The owners of Rolling Stone, the 50-year-old music and culture magazine, have put it up for sale mainly due to some "costly strategic mis-steps" that have steadily taken a financial toll on the publication, the media reported.
Jann S. Wenner, then 21, started the magazine in San Francisco in 1967 and it went on to become the "counter-culture bible", reports The New York Times.
It defined cool, cultivated literary icons and produced star-making covers that were such coveted real estate that they inspired the song "The Cover of Rolling Stone" by American rock group Dr. Hook and the Medicine Show, according to experts.
"I love my job, I enjoy it, I've enjoyed it for a long time... But letting go was just the smart thing to do," Wenner, now 71, told The New York Times.
The sale plans were devised by Wenner's 27-year-old son, Gus, who has aggressively pared down the assets of Rolling Stone's parent company, Wenner Media, in response to the financial pressures.
The Wenners have also sold the company's other two magazines, Us Weekly and Men's Journal. Last year, they sold a 49 per cent stake in Rolling Stone to BandLab Technologies, a Singapore-based music technology company.
"There's a level of ambition that we can't achieve alone... So we are being proactive and want to get ahead of the curve.
"Publishing is a completely different industry than what it was. The trends go in one direction, and we are very aware of that," Gus Wenner, who is the Chief Operating Officer of Wenner Media, told The New York Times.

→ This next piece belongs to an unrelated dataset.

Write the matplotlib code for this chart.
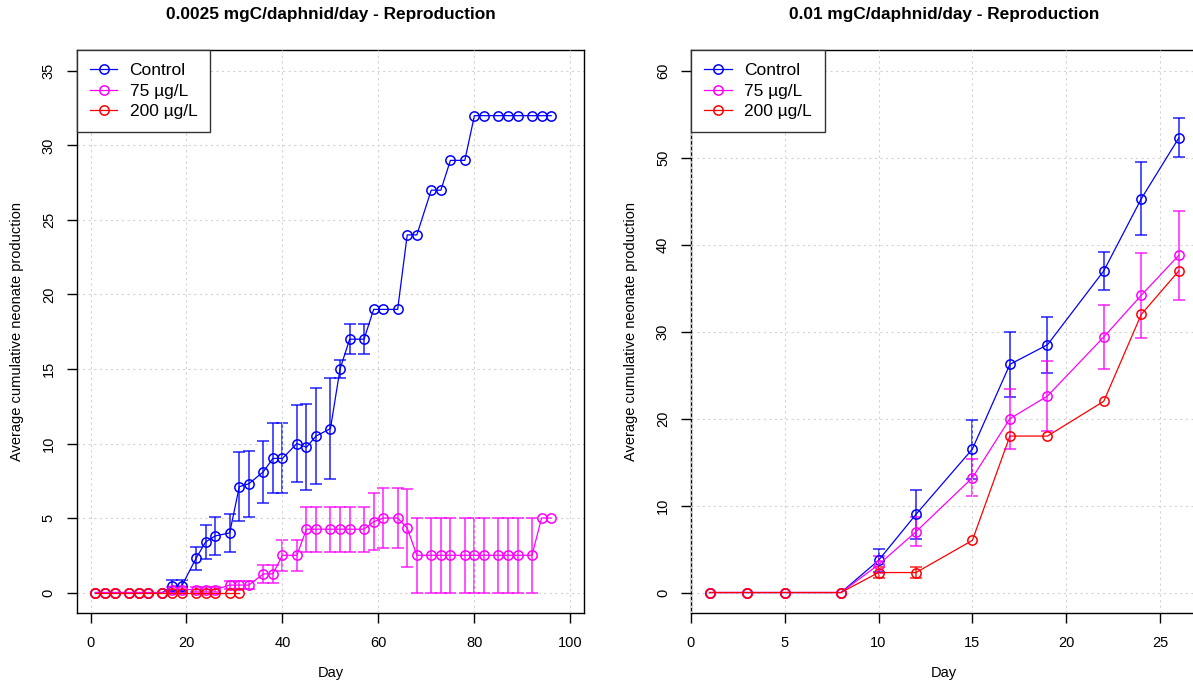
import numpy as np
import matplotlib
matplotlib.use('Agg')
import matplotlib.pyplot as plt

plt.rcParams['font.family'] = ['Liberation Sans', 'DejaVu Sans']

###############################################################################
# Data: 0.0025 mgC/daphnid/day
###############################################################################
days_lo = [1, 3, 5, 8, 10, 12, 15, 17, 19, 22, 24, 26, 29, 31, 33, 36, 38, 40,
           43, 45, 47, 50, 52, 54, 57, 59, 61, 64, 66, 68, 71, 73, 75, 78, 80,
           82, 85, 87, 89, 92, 94, 96]
ctrl_lo = [0, 0, 0, 0, 0, 0, 0, 0.43, 0.43, 2.3, 3.4, 3.8, 4.0, 7.1, 7.3, 8.1,
           9.0, 9.0, 10.0, 9.75, 10.5, 11.0, 15, 17, 17, 19, 19, 19, 24, 24,
           27, 27, 29, 29, 32, 32, 32, 32, 32, 32, 32, 32]
ctrl_lo_err = [0, 0, 0, 0, 0, 0, 0, 0.4, 0.4, 0.78, 1.13, 1.27, 1.3, 2.3, 2.2,
               2.1, 2.35, 2.35, 2.6, 2.9, 3.2, 3.4, 0.6, 1.0, 1.0, 0, 0, 0, 0,
               0, 0, 0, 0, 0, 0, 0, 0, 0, 0, 0, 0, 0]
c75_lo = [0, 0, 0, 0, 0, 0, 0, 0.2, 0.2, 0.2, 0.2, 0.2, 0.5, 0.5, 0.5, 1.25,
          1.25, 2.5, 2.5, 4.25, 4.25, 4.25, 4.25, 4.25, 4.25, 4.75, 5, 5, 4.33,
          2.5, 2.5, 2.5, 2.5, 2.5, 2.5, 2.5, 2.5, 2.5, 2.5, 2.5, 5, 5]
c75_lo_err = [0, 0, 0, 0, 0, 0, 0, 0.17, 0.17, 0.17, 0.17, 0.17, 0.25, 0.25,
              0.25, 0.63, 0.63, 1.05, 1.05, 1.5, 1.5, 1.5, 1.5, 1.5, 1.5, 1.9,
              2.0, 2.0, 2.6, 2.5, 2.5, 2.5, 2.5, 2.5, 2.5, 2.5, 2.5, 2.5, 2.5,
              2.5, 0, 0]
days_lo_200 = [1, 3, 5, 8, 10, 12, 15, 17, 19, 22, 24, 26, 29, 31]
c200_lo = [0, 0, 0, 0, 0, 0, 0, 0, 0, 0, 0, 0, 0, 0]
c200_lo_err = [0, 0, 0, 0, 0, 0, 0, 0, 0, 0, 0, 0, 0, 0]

###############################################################################
# Data: 0.01 mgC/daphnid/day
###############################################################################
days_hi = [1, 3, 5, 8, 10, 12, 15, 17, 19, 22, 24, 26]
ctrl_hi = [0, 0, 0, 0, 3.7, 9.0, 16.5, 26.25, 28.5, 37.0, 45.3, 52.3]
ctrl_hi_err = [0, 0, 0, 0, 1.35, 2.8, 3.4, 3.7, 3.2, 2.2, 4.2, 2.25]
c75_hi = [0, 0, 0, 0, 3.2, 7.0, 13.2, 20.0, 22.6, 29.4, 34.2, 38.8]
c75_hi_err = [0, 0, 0, 0, 1.0, 1.65, 2.15, 3.45, 4.05, 3.65, 4.9, 5.1]
c200_hi = [0, 0, 0, 0, 2.3, 2.3, 6.0, 18.0, 18.0, 22.0, 32.0, 37.0]
c200_hi_err = [0, 0, 0, 0, 0.6, 0.6, 0, 0, 0, 0, 0, 0]

labels = ['Control', '75 \u00b5g/L', '200 \u00b5g/L']
colors = ['#0000FF', '#FF00FF', '#FF0000']

###############################################################################
# Helpers
###############################################################################
W, H = 1193, 685
GRID = dict(color='#D3D3D3', linestyle=(0, (2, 3)), linewidth=0.8)


def draw_series(ax, x, y, err, color, label):
    (x, y, err) = (np.asarray(x), np.asarray(y), np.asarray(err))
    m = err > 0
    if m.any():
        ax.errorbar(x[m], y[m], yerr=err[m], fmt='none', ecolor=color,
                    alpha=0.8, elinewidth=1.2, capsize=4.5, capthick=1.2,
                    zorder=3)
    (line, ) = ax.plot(x, y, '-o', color=color, lw=0.9, ms=6.7, mfc='none',
                       mew=1.1, label=label, zorder=4)
    return line


def style_axes(ax, xlim, ylim, xticks, yticks):
    ax.set_xlim(xlim)
    ax.set_ylim(ylim)
    ax.set_xticks(xticks)
    ax.set_yticks(yticks)
    for t in xticks:
        ax.axvline(t, zorder=3, **GRID)
    for t in yticks:
        ax.axhline(t, zorder=1, **GRID)
    for s in ax.spines.values():
        s.set_linewidth(1.0)
    ax.tick_params(direction='out', length=7, width=1, labelsize=10.5,
                   pad=9, colors='black')
    ax.tick_params(axis='y', labelrotation=90, pad=8)
    for lbl in ax.get_yticklabels():
        lbl.set_va('center')


def add_legend(ax, handles):
    leg = ax.legend(handles=handles, loc='upper left', bbox_to_anchor=(0, 1),
                    borderaxespad=0, fontsize=12.5, frameon=True,
                    fancybox=False, framealpha=1, edgecolor='#333333',
                    handlelength=1.6, handletextpad=0.7, borderpad=0.75,
                    labelspacing=0.3)
    leg.get_frame().set_linewidth(1.0)
    leg.set_zorder(5)


###############################################################################
# Figure
###############################################################################
fig = plt.figure(figsize=(W / 100, H / 100), dpi=100)
(bot, top) = (613.4, 50.1)
axL = fig.add_axes([76.6 / W, 1 - bot / H, (584.3 - 76.6) / W, (bot - top) / H])
axR = fig.add_axes([690.8 / W, 1 - bot / H, (1197.6 - 690.8) / W, (bot - top) / H])

# Left panel -------------------------------------------------------------------
hL = [
    draw_series(axL, days_lo, ctrl_lo, ctrl_lo_err, colors[0], labels[0]),
    draw_series(axL, days_lo, c75_lo, c75_lo_err, colors[1], labels[1]),
    draw_series(axL, days_lo_200, c200_lo, c200_lo_err, colors[2], labels[2]),
]
style_axes(axL, (-2.9, 102.9), (-1.4, 36.4), range(0, 101, 20), range(0, 36, 5))
add_legend(axL, hL)

# Right panel ------------------------------------------------------------------
hR = [
    draw_series(axR, days_hi, ctrl_hi, ctrl_hi_err, colors[0], labels[0]),
    draw_series(axR, days_hi, c75_hi, c75_hi_err, colors[1], labels[1]),
    draw_series(axR, days_hi, c200_hi, c200_hi_err, colors[2], labels[2]),
]
style_axes(axR, (0, 27), (-2.4, 62.4), range(0, 26, 5), range(0, 61, 10))
add_legend(axR, hR)

# Titles and axis labels -------------------------------------------------------
for (ax, title, ylx) in [
    (axL, '0.0025 mgC/daphnid/day - Reproduction', 17),
    (axR, '0.01 mgC/daphnid/day - Reproduction', 631),
]:
    pos = ax.get_position()
    cx = (pos.x0 + pos.x1) / 2
    fig.text(cx, 1 - 14 / H, title, ha='center', va='center', fontsize=12.4,
             fontweight='bold')
    fig.text(cx, 1 - 673 / H, 'Day', ha='center', va='center', fontsize=10.5)
    fig.text(ylx / W, 1 - (bot + top) / 2 / H,
             'Average cumulative neonate production', ha='center',
             va='center', rotation=90, fontsize=10.5)

fig.savefig('out.png', dpi=100)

Music coverage in all of its forms -- news, interviews, reviews -- was the core of Rolling Stone, but its influence also stretched into pop culture, entertainment and politics including interviews of former US Presidents Bill Clinton and Barack Obama.
Rolling Stone suffered a devastating blow to its reputation when it retracted a debunked 2014 article about a gang rape at the University of Virginia.
The article prompted three libel lawsuits against the magazine.